Tuesday, January 15, 2013

Bighorn Sheep Follow Up

For those of you that might not have checked out the comments on my last post, I wanted highlight a comment from Jesse DeVoe on that post. Jesse is a graduate student at MSU as part of The Greater Yellowstone Area Mountain Ungulate Project. The ewe bighorn I had the photo of is one of the study animals in this project.


As Jesse explained, the two collars on the ewe serve different purposes and this is further explained in the following from the projects website
"The dual collaring strategy involves the deployment of both a GPS and VHF radio collar on a
single individual.  The advantage of GPS technology is that it provides fine-scale (precise)
spatial data at regular, relatively short, time intervals. Such data are optimal for addressing
questions of spatial ecology.  Spatial studies will provide insights into movement dynamics at the
scale of individuals important in defining discrete populations, identifying migration pathways
and corridors, and describing patterns of fidelity, dispersal, and metapopulation dynamics.  GPS technology is the most appropriate method for this effort as detailed spatial studies would requireintensive and extensive aerial surveys if VHF telemetry were used.  The unpredictability of flying weather and the inherent hazards of flying in mountainous terrain would limit both the
spatial and temporal resolution of the data and, thus, erode the potential ecological insights that
can be gained from such an effort.
The disadvantage, however, of GPS technology is that deployment on animals is limited to
approximately 1 to 2 years due to short battery life which limits their utility for collecting
demographic (survival, reproduction) data.  The VHF collars, on the other hand, have the
capacity for long term deployment (about 5-8 years) and are optimal for addressing questions of population dynamics. Understanding and estimating the basic vital rates of the populations, that is survival and reproduction of adults and survival and recruitment of young-of-the-year, is
important knowledge for managing and conserving populations. In ungulates, these
demographic processes are age-dependent and can vary from year-to-year depending on
variability in warm and cold season weather which, in turn, influences forage quantity, quality,
and availability. VHF telemetry is a simple, reliable, and economical tool for long term survival
and reproduction studies of individual animals. Thus, the combined instrumentation of GPS and
VHF collars on individuals will serve to integrate and maximize ecological insight in an efficient
manner."
 More information on the telemetry part of the study, including capture techniques, immobilization, and more specifics about the collars can be found here (PDF).

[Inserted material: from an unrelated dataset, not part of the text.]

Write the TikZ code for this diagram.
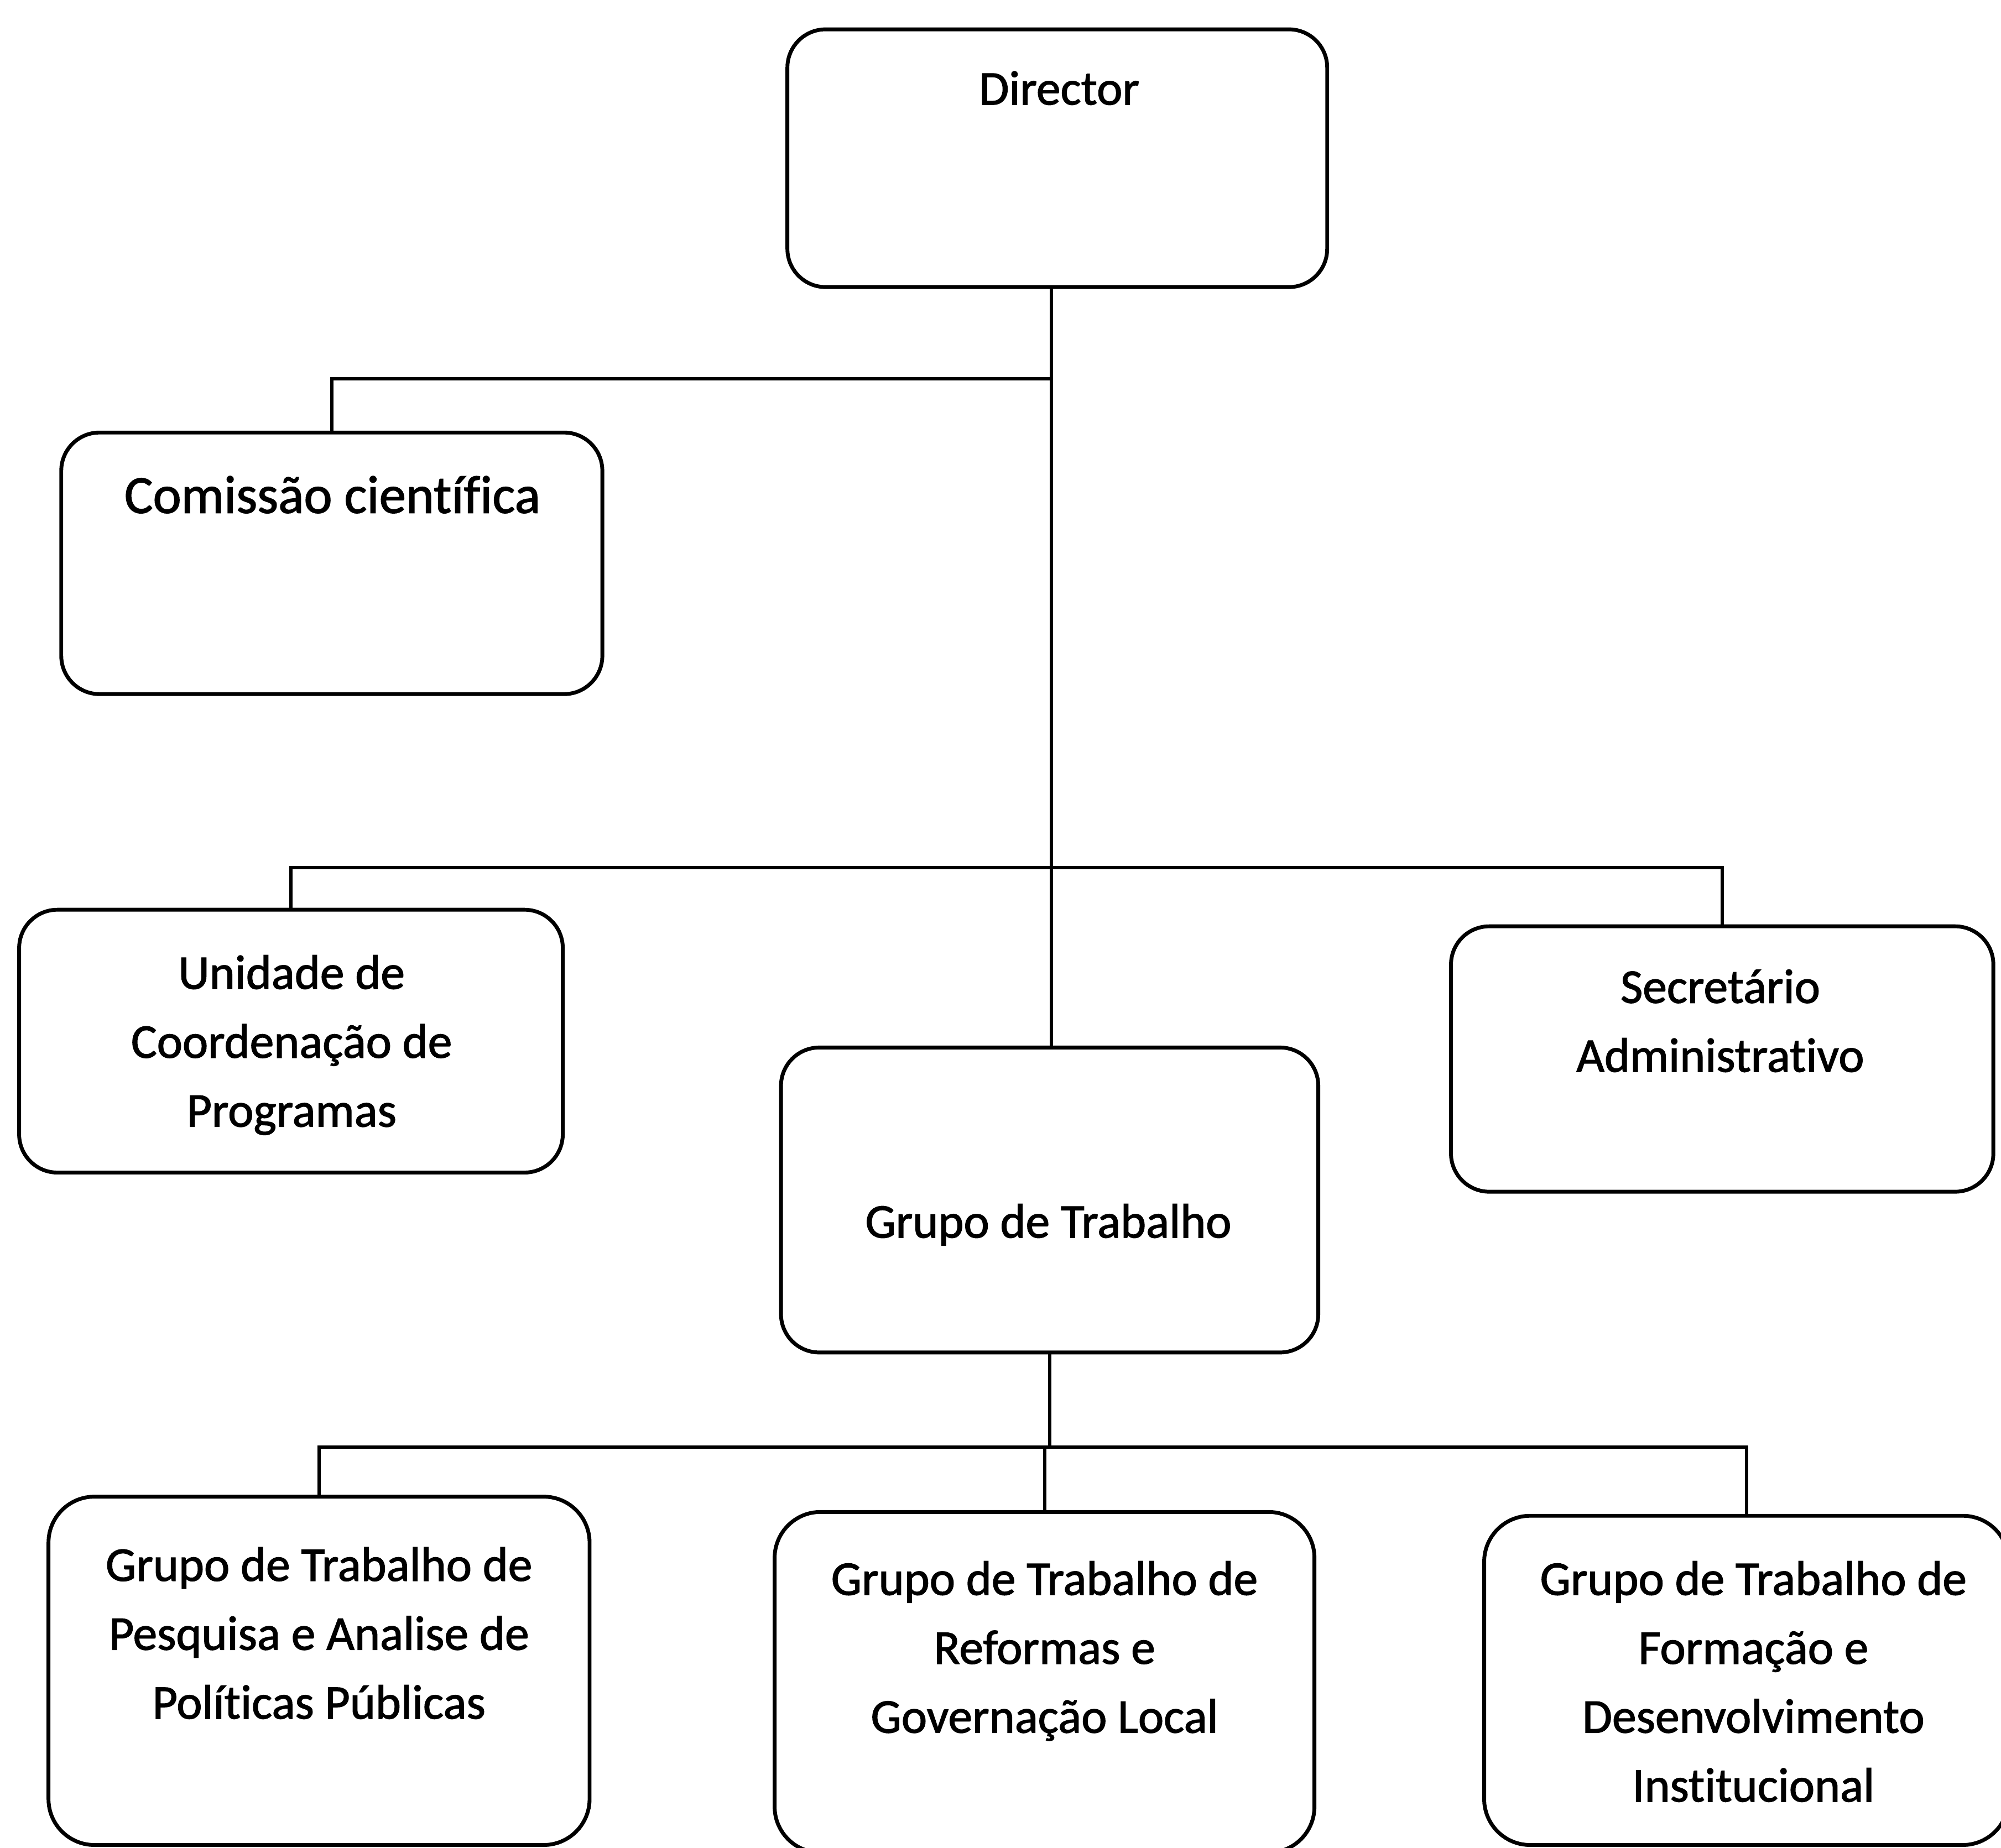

Judging from what I could find in this document, this individual is marked as either B or C based on the location of the white mark (duct tape) on the brown collar (you can see the stripe across the collar just behind this ewe's ear) and she is part of Upper Yellowstone study site (did I get this right Jesse and might you have any further info I could share on this particular ewe?).

4 comments:

MTWaggin said...

Hey that is pretty interesting. Amazing the things we can learn by just adding a collar to these animals. Wish I'd have seen them when I was down there (I tried to no avail) maybe I should have been asking the study group! :)

JK said...

Very interesting. Do the researchers use the VHF to find the individual and replace the GPS battery when it is going dead, or do they just let the GPS die and that individual drops out of that part of the study?

Jesse said...

Hey John,

Where specifically did you see this collared ewe? She was definitely collared in mid-Feb last year, but our collar marking technique this time around wasn't the best (looks like the tape is coming off and may have come off another part of the collar...we're still perfecting that), so I'm not sure which one she is. (Though we don't have much information on her, since it only been less than a year of the study)

And to JK,
The GPS will collect spatial data for a couple years until its battery dies, then will fall off to be recovered, which is when the VHF is set to turn, so we can continue to find her for about 7 years before that battery dies. This will allow us to assess if she has reproduced, and see if her lamb survives the summers (and following winters). We will also use it to assess her survival.

John Carlson said...

Thanks for the info Jesse. This ewe was just off the north side of highway 89 about a mile northwest of Gardiner.